WRITTEN TASK: Pictures stay out of the copy. Please reproduce only the lines between the one holding "Reproduce this diagram with TikZ." and the one holding "(0,0) rectangle (1101,374);", inclusive.

::::::

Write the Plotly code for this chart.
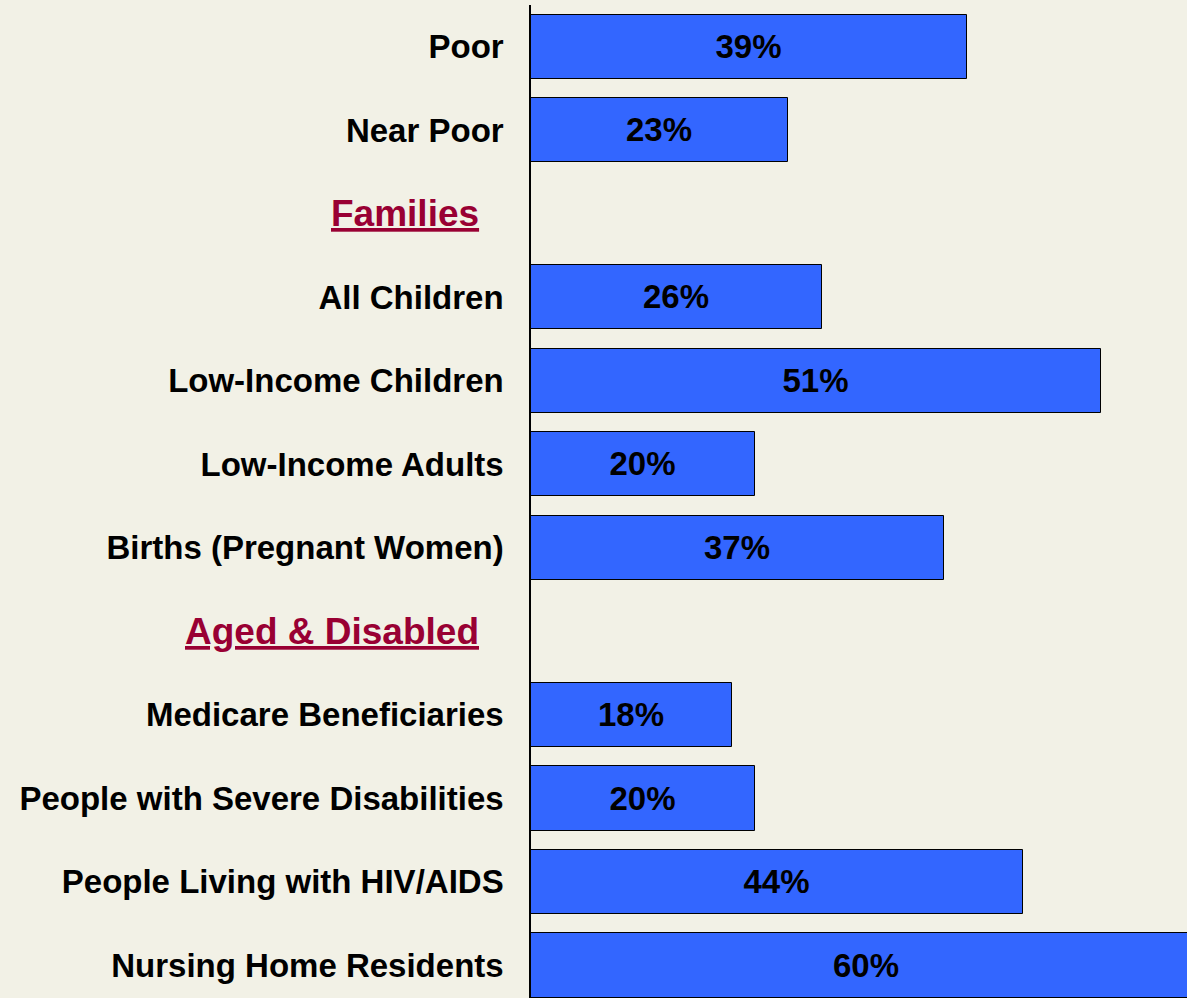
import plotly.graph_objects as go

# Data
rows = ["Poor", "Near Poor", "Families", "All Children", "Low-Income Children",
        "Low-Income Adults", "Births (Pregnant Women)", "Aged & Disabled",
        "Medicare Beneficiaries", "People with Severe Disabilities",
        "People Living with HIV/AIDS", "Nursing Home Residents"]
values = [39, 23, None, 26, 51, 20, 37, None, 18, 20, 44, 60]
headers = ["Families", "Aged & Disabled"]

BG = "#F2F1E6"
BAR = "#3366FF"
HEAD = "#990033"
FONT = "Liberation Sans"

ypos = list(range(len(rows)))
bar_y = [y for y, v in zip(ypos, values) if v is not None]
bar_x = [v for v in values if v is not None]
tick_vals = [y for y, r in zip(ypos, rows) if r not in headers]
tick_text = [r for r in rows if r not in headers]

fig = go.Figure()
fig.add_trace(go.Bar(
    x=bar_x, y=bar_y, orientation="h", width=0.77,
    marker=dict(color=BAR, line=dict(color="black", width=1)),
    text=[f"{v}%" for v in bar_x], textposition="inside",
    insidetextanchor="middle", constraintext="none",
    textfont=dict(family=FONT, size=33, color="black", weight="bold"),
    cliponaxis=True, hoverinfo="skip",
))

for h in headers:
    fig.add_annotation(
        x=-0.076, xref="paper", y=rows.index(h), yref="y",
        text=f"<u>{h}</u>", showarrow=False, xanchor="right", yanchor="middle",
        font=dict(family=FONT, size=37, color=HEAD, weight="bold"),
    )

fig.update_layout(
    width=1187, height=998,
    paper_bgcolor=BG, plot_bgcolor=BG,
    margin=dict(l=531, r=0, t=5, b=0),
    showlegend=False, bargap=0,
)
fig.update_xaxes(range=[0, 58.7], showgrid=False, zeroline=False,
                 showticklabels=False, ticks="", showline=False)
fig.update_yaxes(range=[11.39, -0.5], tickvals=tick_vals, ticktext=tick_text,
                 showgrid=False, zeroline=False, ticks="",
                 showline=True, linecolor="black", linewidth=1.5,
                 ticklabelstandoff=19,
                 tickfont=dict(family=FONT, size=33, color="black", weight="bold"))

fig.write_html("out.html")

::::::

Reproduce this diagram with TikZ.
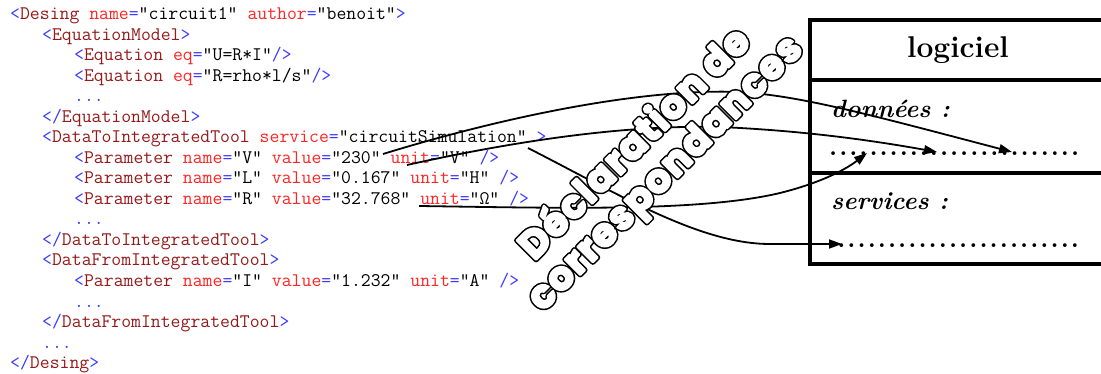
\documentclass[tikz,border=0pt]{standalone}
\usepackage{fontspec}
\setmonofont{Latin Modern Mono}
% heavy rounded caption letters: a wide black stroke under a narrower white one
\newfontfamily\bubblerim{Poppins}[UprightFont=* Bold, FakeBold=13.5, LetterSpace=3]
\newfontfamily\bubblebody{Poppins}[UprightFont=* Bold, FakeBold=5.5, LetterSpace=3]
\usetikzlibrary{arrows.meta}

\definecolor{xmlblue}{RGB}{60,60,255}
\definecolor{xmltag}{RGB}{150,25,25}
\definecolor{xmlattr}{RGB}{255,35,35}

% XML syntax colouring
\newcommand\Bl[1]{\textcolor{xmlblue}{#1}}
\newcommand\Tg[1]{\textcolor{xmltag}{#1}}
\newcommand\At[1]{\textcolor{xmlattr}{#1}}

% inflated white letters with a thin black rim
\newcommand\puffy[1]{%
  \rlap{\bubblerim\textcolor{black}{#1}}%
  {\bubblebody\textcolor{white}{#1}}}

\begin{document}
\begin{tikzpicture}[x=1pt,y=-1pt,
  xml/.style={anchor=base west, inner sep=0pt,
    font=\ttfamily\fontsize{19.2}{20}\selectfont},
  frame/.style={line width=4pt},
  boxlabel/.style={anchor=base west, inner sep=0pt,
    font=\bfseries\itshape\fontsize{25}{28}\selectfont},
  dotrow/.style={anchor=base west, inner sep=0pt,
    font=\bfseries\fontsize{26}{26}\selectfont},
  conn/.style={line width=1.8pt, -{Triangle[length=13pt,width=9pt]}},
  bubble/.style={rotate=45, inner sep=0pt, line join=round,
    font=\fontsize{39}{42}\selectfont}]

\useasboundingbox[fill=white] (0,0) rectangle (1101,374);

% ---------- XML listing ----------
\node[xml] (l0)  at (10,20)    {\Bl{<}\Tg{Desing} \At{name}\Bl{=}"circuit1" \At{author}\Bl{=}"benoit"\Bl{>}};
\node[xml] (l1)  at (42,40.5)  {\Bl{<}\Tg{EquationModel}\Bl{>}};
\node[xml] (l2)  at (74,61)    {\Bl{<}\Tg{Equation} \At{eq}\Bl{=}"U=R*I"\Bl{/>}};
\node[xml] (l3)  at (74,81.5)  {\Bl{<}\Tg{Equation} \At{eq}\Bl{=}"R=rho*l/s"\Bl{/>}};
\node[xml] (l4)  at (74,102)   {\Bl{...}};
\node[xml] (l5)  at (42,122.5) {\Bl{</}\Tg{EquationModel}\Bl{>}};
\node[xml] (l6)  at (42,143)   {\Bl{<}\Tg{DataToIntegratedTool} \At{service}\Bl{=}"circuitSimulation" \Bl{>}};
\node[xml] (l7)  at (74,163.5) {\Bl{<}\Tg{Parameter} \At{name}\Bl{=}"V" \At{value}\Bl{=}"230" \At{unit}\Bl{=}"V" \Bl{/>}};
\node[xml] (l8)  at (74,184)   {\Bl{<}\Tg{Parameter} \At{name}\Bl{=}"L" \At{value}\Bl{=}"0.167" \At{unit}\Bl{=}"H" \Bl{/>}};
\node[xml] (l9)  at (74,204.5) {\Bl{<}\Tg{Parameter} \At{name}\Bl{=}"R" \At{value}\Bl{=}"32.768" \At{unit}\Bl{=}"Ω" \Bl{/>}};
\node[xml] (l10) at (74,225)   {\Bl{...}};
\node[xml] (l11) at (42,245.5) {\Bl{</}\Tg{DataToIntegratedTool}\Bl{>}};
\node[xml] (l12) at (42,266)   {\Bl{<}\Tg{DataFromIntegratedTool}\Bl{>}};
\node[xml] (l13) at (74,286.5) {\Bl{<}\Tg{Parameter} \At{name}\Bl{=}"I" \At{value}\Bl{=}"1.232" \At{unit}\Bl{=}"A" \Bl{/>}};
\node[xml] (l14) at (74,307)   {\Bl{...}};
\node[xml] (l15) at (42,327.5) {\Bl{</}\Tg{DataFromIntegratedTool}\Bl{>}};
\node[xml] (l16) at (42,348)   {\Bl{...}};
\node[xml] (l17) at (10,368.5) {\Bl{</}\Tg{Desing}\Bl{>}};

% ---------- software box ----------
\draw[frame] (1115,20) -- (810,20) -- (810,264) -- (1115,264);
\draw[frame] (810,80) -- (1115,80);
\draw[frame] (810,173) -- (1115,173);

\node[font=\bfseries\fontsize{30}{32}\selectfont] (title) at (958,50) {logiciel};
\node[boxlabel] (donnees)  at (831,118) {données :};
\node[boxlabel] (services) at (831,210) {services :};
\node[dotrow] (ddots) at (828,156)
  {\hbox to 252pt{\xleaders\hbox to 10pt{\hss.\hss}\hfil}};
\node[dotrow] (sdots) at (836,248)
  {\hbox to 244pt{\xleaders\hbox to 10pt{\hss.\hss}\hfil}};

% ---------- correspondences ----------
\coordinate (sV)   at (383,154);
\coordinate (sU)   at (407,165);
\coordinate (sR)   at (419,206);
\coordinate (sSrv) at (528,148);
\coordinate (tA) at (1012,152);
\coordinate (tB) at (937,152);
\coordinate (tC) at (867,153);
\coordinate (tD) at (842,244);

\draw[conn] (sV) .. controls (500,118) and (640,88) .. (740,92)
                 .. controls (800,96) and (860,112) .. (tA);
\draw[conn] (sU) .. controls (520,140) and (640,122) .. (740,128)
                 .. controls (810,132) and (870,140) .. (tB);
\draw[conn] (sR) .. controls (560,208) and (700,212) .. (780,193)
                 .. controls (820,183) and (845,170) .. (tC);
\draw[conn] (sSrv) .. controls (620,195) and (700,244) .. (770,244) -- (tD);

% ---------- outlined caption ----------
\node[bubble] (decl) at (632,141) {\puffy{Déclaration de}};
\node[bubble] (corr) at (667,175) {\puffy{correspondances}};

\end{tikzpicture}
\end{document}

::::::

WORKED ANSWER:
Reproduce this diagram with TikZ.
\documentclass[tikz,border=0pt]{standalone}
\usepackage{fontspec}
\setmonofont{Latin Modern Mono}
% heavy rounded caption letters: a wide black stroke under a narrower white one
\newfontfamily\bubblerim{Poppins}[UprightFont=* Bold, FakeBold=13.5, LetterSpace=3]
\newfontfamily\bubblebody{Poppins}[UprightFont=* Bold, FakeBold=5.5, LetterSpace=3]
\usetikzlibrary{arrows.meta}

\definecolor{xmlblue}{RGB}{60,60,255}
\definecolor{xmltag}{RGB}{150,25,25}
\definecolor{xmlattr}{RGB}{255,35,35}

% XML syntax colouring
\newcommand\Bl[1]{\textcolor{xmlblue}{#1}}
\newcommand\Tg[1]{\textcolor{xmltag}{#1}}
\newcommand\At[1]{\textcolor{xmlattr}{#1}}

% inflated white letters with a thin black rim
\newcommand\puffy[1]{%
  \rlap{\bubblerim\textcolor{black}{#1}}%
  {\bubblebody\textcolor{white}{#1}}}

\begin{document}
\begin{tikzpicture}[x=1pt,y=-1pt,
  xml/.style={anchor=base west, inner sep=0pt,
    font=\ttfamily\fontsize{19.2}{20}\selectfont},
  frame/.style={line width=4pt},
  boxlabel/.style={anchor=base west, inner sep=0pt,
    font=\bfseries\itshape\fontsize{25}{28}\selectfont},
  dotrow/.style={anchor=base west, inner sep=0pt,
    font=\bfseries\fontsize{26}{26}\selectfont},
  conn/.style={line width=1.8pt, -{Triangle[length=13pt,width=9pt]}},
  bubble/.style={rotate=45, inner sep=0pt, line join=round,
    font=\fontsize{39}{42}\selectfont}]

\useasboundingbox[fill=white] (0,0) rectangle (1101,374);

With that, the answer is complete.